The jail has multiple positions available for people of varied experience levels. Capt. Nick Gallam, jail administrator, said the jail has seen a decrease in the number of applications received.
“Our biggest problem is we haven't been able to find candidates recently,” he said. “A lot of times, people don't think about the jail as a career. Everybody sees the police officer in the car and they want to do that. There are some good careers inside of the jail.”
Most of the new hires will be working in the jail's housing units, which currently hold about 300 inmates, Gallam said. Pre-trial detention is the “biggest chunk” of what detention deputies do.
Deputies will have a variety of responsibilities, including managing inmate behavior, making periodic checks of housing units, performing personal and cell searches, maintaining control and discipline of inmates, instructing inmates in general housekeeping, reacting quickly and calmly to emergency situations and establishing and maintaining relationships with the public, internal staff and law enforcement agencies.
To apply for a position, a candidate must be 21 years old, a U.S. citizen, possess a high school diploma or GED, have a good driving record and no criminal history, pass a pre-employment drug screen and possess good moral character.
Gallam said great communications skills are perhaps the most important skill a candidate could possess.
“Twenty years ago, when you were hiring someone for working in a jail, the mindset was you needed Buffo the big, burly 300-pound guy,” he said. “That was the way they did things. Now, it's about managing the inmate population. Size, gender, that doesn't really matter so much nowadays.”

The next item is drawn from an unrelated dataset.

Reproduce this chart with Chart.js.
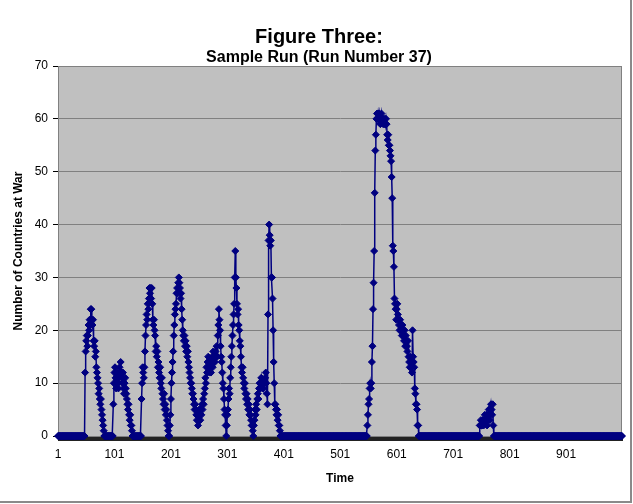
<!DOCTYPE html>
<html>
<head>
<meta charset="utf-8">
<script src="https://cdn.jsdelivr.net/npm/chart.js@4.4.1/dist/chart.umd.min.js"></script>
<style>
  html, body { margin: 0; padding: 0; background: #fff; }
  #wrap { width: 633px; height: 504px; }
</style>
</head>
<body>
<div id="wrap"><canvas id="runChart" width="633" height="504"></canvas></div>
<script>
// Sample run: number of countries at war per time step (1..1000)
const timeSteps = 1000;
const xTickLabels = ['1', '101', '201', '301', '401', '501', '601', '701', '801', '901'];
const yTicks = [0, 10, 20, 30, 40, 50, 60, 70];

// every step outside these bursts reads 0
const burstStarts = [49, 99, 149, 199, 549, 748];

const burstA = [12, 16, 18, 19, 17, 19, 21, 20, 22, 21, 24, 24, 22, 21, 22, 18, 17, 18, 15, 16,
  13, 12, 11, 10, 8, 9, 7, 6, 7, 5, 4, 3, 2, 1];
const burstB = [6, 10, 12, 13, 11, 9, 10, 12, 10, 9, 11, 13, 12, 14, 12, 11, 10, 12, 9, 8,
  10, 11, 9, 8, 7, 6, 5, 6, 4, 3, 4, 2, 2, 1, 0];
const burstC = [7, 10, 13, 12, 11, 13, 16, 19, 21, 23, 22, 25, 24, 26, 28,
  27, 28, 26, 28, 25,
  22, 21, 22, 20, 19, 16, 17, 15, 16, 13, 14, 12, 11, 13, 10, 9, 11, 8, 7, 6,
  8, 5, 6, 4, 5, 3, 2, 1, 0];
const burstD = [
  2, 4, 7, 10, 12, 14, 16, 19, 21, 23, 24, 25, 27, 28, 27, 29, 30, 29, 28, 26,
  27, 24, 22, 20, 19, 18, 19, 17, 18, 16, 17, 15, 16, 14, 13, 12, 11, 10, 10, 9,
  8, 8, 7, 6, 5, 6, 5, 4, 3, 4,
  2, 3, 5, 4, 3, 5, 4, 6, 5, 7, 6, 8, 9, 11, 10, 13, 12, 14, 15, 13,
  12, 14, 13, 12, 14, 15, 13, 16, 14, 15, 14, 16, 15, 17, 15, 19, 21, 24, 22, 20,
  17, 15, 14, 12, 10, 9, 7, 5, 4, 2, 0,
  2, 4, 5, 7, 9, 8, 11, 13, 15, 17, 19, 21, 23, 25, 30, 35, 30, 28, 25, 23,
  24, 21, 20, 18, 17, 15, 13, 12, 13, 11, 10, 9, 10, 8, 7, 8, 6, 7, 5, 6,
  4, 5, 4, 3, 2, 2, 1,
  0, 2, 3, 5, 4, 6, 5, 7, 8, 7, 9, 10, 9, 10, 11, 10, 9, 10, 9, 10,
  10, 11, 12, 10, 8, 6, 23, 37, 40, 38, 36, 37, 30, 30, 26, 20, 14, 10, 6, 6,
  5, 4, 5, 3, 4, 2, 2, 1, 0];
const burstE = [2, 4, 6, 7, 9, 10, 9, 10, 14, 17, 24, 29, 35, 46, 54, 57, 60, 61, 60,
  61, 60, 61, 60, 59, 60, 61, 60, 60, 59, 60, 59, 60, 59, 60, 59, 57, 56, 57, 55, 55, 54,
  53, 52, 49, 45, 36, 35, 32, 26, 25, 24, 22, 24, 25, 23, 22, 21, 20, 22, 21, 20,
  19, 21, 20, 19, 18, 20, 17, 19, 18, 17, 16, 18, 15, 14, 13, 15, 14, 13, 12, 20,
  15, 14, 13, 9, 8, 6, 6, 5, 2, 2];
const burstF = [2, 2, 3, 2, 2, 3, 3, 2, 3, 4, 3, 3, 4, 2, 3, 4, 5, 4, 3, 5, 6, 5, 4, 6, 2];

const bursts = [burstA, burstB, burstC, burstD, burstE, burstF];

const timeLabels = [];
const warCounts = [];
for (let t = 1; t <= timeSteps; t++) {
    timeLabels.push(String(t));
    warCounts.push(0);
}
bursts.forEach((b, k) => {
    b.forEach((v, i) => { warCounts[burstStarts[k] - 1 + i] = v; });
});

Chart.defaults.font.family = '"Liberation Sans", Arial, sans-serif';
Chart.defaults.color = '#000';

// grey plot area, plot border and outer chart frame (Excel look)
const excelFrame = {
    id: 'excelFrame',
    beforeDraw(chart) {
        const { ctx, chartArea: a } = chart;
        ctx.save();
        ctx.fillStyle = '#fff';
        ctx.fillRect(0, 0, chart.width, chart.height);
        ctx.fillStyle = '#c0c0c0';
        ctx.fillRect(a.left, a.top, a.right - a.left, a.bottom - a.top);
        ctx.restore();
    },
    beforeDatasetsDraw(chart) {
        const { ctx, chartArea: a } = chart;
        ctx.save();
        ctx.strokeStyle = '#808080';
        ctx.lineWidth = 1;
        ctx.strokeRect(a.left + 0.5, a.top + 0.5, a.right - a.left - 1, a.bottom - a.top);
        ctx.restore();
    },
    afterDraw(chart) {
        const { ctx } = chart;
        ctx.save();
        ctx.strokeStyle = '#8a8a8a';
        ctx.lineWidth = 2;
        ctx.beginPath();
        ctx.moveTo(631, 0);
        ctx.lineTo(631, 502);
        ctx.lineTo(0, 502);
        ctx.stroke();
        ctx.restore();
    }
};

new Chart(document.getElementById('runChart'), {
    type: 'line',
    data: {
        labels: timeLabels,
        datasets: [{
            label: 'Countries at War',
            data: warCounts,
            clip: false,
            borderColor: '#000080',
            backgroundColor: '#000080',
            borderWidth: 1.5,
            pointStyle: 'rectRot',
            pointRadius: 3.5,
            pointBorderWidth: 1,
            pointBackgroundColor: '#000080',
            pointBorderColor: '#000080',
            tension: 0,
            fill: false
        }]
    },
    options: {
        responsive: false,
        animation: false,
        events: [],
        layout: { padding: { left: 16, right: 11, top: 0, bottom: 0 } },
        plugins: {
            legend: { display: false },
            tooltip: { enabled: false },
            title: {
                display: true,
                text: 'Figure Three:',
                font: { size: 20, weight: 'bold', lineHeight: 1 },
                padding: { top: 27, bottom: 0 }
            },
            subtitle: {
                display: true,
                text: 'Sample Run (Run Number 37)',
                font: { size: 16, weight: 'bold', lineHeight: 1 },
                color: '#000',
                padding: { top: 3, bottom: 0 }
            }
        },
        scales: {
            x: {
                type: 'category',
                afterFit(s) { s.height = 68; },
                border: { display: true, color: '#404040', width: 1 },
                grid: {
                    display: true,
                    drawOnChartArea: false,
                    drawTicks: true,
                    tickLength: 5,
                    tickColor: '#222',
                    lineWidth: 1
                },
                ticks: {
                    autoSkip: false,
                    maxRotation: 0,
                    minRotation: 0,
                    padding: 6,
                    font: { size: 12 },
                    callback: function(value, index) {
                        const lab = timeLabels[index];
                        return xTickLabels.includes(lab) ? lab : '';
                    }
                },
                title: {
                    display: true,
                    text: 'Time',
                    font: { size: 12, weight: 'bold' },
                    padding: { top: 0, bottom: 18 }
                }
            },
            y: {
                min: yTicks[0],
                max: yTicks[yTicks.length - 1],
                afterFit(s) { s.width = 42; },
                border: { display: true, color: '#404040', width: 1 },
                grid: {
                    color: '#808080',
                    lineWidth: 1,
                    tickLength: 5,
                    tickColor: '#000'
                },
                ticks: {
                    stepSize: 10,
                    padding: 5,
                    font: { size: 12 }
                },
                title: {
                    display: true,
                    text: 'Number of Countries at War',
                    font: { size: 12, weight: 'bold' },
                    padding: { top: -5, bottom: 0 }
                }
            }
        }
    },
    plugins: [excelFrame]
});
</script>
</body>
</html>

A high number of applicants are typically weeded out for criminal histories, bad driving records or not meeting the minimum requirements, according to Gallam. Others lack proper interviewing skills or can't pass preliminary testing, which includes a polygraph test.
“You take 20 candidates and end up with two people you can hire,” he said.
Some criminal offenses are looked at on a case-by-case basis, but Gallam said a candidate with a criminal record rarely gets hired.
“There are some things we can work with, but those are very, very minor things,” he said. “We also understand that people do things when they're young and dumb and don't realize what they're doing to their future. Sometimes those are salvageable people.”
Previous law enforcement experience is not necessary to become a detention deputy.
“To be honest, sometimes I like having that blank slate that we can train. Experience is always good,” Gallam said. “We've sent several folks on the road patrol from the jail that are awesome deputies because of the skills they learn inside this jail.”
A candidate who is hired will have to go through a two-week training class on fundamentals, theory, policy and procedure. From there, they will work with a field training officer for 10 working shifts. Then, they go to the S.C. Criminal Justice Academy for three weeks.